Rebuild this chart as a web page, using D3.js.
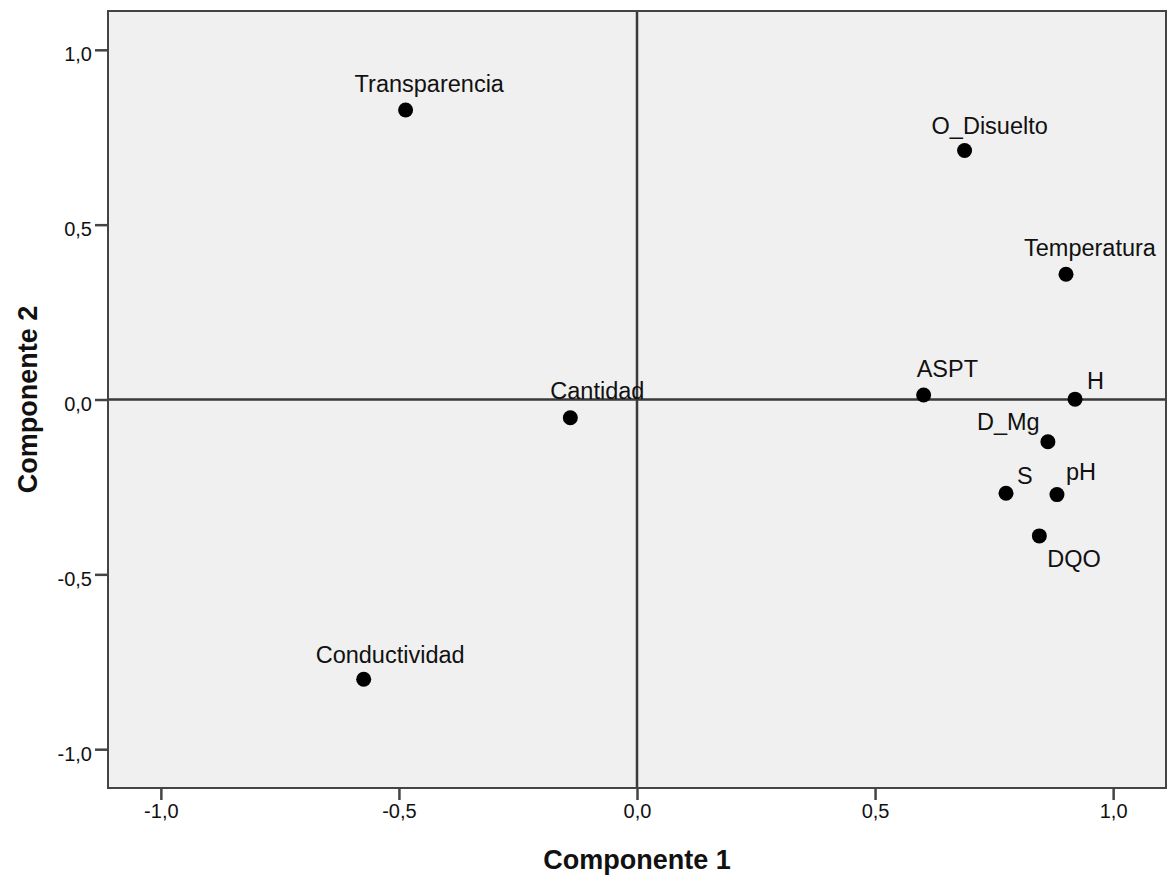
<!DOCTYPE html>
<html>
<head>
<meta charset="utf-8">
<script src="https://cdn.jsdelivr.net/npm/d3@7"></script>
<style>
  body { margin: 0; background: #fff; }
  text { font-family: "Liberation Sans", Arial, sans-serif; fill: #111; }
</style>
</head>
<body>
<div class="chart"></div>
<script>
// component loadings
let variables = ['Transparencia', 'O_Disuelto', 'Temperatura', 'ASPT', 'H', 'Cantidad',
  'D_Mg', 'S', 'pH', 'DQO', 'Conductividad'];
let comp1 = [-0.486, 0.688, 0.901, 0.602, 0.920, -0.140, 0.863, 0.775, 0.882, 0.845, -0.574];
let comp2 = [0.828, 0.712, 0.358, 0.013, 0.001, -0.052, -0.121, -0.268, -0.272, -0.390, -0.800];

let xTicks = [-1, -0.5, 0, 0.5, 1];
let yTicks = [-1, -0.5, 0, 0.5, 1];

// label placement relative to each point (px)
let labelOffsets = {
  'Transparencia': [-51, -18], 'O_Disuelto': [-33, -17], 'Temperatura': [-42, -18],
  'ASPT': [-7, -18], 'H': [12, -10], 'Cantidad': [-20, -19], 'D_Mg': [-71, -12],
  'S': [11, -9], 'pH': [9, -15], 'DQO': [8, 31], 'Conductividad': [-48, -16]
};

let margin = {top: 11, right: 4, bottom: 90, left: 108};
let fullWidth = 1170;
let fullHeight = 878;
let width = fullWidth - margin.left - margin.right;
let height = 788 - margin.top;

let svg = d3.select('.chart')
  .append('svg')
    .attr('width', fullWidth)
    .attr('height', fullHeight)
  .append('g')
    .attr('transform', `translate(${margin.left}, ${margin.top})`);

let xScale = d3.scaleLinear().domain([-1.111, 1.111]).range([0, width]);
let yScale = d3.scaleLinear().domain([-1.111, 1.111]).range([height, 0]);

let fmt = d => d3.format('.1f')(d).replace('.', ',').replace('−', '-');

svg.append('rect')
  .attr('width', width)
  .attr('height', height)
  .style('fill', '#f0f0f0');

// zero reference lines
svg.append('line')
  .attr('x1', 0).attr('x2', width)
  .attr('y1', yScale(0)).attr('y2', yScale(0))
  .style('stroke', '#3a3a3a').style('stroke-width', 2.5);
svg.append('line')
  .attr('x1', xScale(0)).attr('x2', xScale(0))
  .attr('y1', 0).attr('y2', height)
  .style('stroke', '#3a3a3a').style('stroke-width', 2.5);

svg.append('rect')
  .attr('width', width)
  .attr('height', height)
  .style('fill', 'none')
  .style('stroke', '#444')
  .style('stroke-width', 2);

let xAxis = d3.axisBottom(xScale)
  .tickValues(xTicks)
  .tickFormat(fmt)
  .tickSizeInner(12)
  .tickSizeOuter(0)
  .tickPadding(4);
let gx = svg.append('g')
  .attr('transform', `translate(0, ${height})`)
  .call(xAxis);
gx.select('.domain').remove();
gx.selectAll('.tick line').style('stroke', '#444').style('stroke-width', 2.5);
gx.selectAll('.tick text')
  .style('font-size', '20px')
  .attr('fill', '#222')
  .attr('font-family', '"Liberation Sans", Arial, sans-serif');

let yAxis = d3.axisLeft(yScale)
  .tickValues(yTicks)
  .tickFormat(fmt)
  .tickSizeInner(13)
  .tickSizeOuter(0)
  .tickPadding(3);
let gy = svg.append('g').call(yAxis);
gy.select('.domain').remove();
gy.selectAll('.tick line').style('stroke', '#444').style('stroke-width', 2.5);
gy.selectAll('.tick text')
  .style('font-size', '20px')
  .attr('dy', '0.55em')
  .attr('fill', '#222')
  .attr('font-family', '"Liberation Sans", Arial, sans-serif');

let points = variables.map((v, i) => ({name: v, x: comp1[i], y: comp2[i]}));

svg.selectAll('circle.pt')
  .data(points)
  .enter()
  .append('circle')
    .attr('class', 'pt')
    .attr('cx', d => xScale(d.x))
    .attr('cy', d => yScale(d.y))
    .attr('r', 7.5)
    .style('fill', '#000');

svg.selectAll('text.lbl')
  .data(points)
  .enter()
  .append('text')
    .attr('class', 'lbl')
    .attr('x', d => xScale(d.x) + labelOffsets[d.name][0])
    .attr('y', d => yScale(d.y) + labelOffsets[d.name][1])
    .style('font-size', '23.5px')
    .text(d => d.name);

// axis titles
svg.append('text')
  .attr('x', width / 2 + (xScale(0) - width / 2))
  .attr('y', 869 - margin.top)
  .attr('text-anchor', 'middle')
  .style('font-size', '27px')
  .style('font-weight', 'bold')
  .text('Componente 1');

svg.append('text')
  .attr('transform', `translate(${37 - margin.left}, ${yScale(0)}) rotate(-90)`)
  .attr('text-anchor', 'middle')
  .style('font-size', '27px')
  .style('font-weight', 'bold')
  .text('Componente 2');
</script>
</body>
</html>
....
DIRECTION:
Skip the pictures and restate exactly the lines from the beginning of the listing to the line with "let yTicks = [-1, -0.5, 0, 0.5, 1];", that line included.

EXERCISE RESPONSE:
Rebuild this chart as a web page, using D3.js.
<!DOCTYPE html>
<html>
<head>
<meta charset="utf-8">
<script src="https://cdn.jsdelivr.net/npm/d3@7"></script>
<style>
  body { margin: 0; background: #fff; }
  text { font-family: "Liberation Sans", Arial, sans-serif; fill: #111; }
</style>
</head>
<body>
<div class="chart"></div>
<script>
// component loadings
let variables = ['Transparencia', 'O_Disuelto', 'Temperatura', 'ASPT', 'H', 'Cantidad',
  'D_Mg', 'S', 'pH', 'DQO', 'Conductividad'];
let comp1 = [-0.486, 0.688, 0.901, 0.602, 0.920, -0.140, 0.863, 0.775, 0.882, 0.845, -0.574];
let comp2 = [0.828, 0.712, 0.358, 0.013, 0.001, -0.052, -0.121, -0.268, -0.272, -0.390, -0.800];

let xTicks = [-1, -0.5, 0, 0.5, 1];
let yTicks = [-1, -0.5, 0, 0.5, 1];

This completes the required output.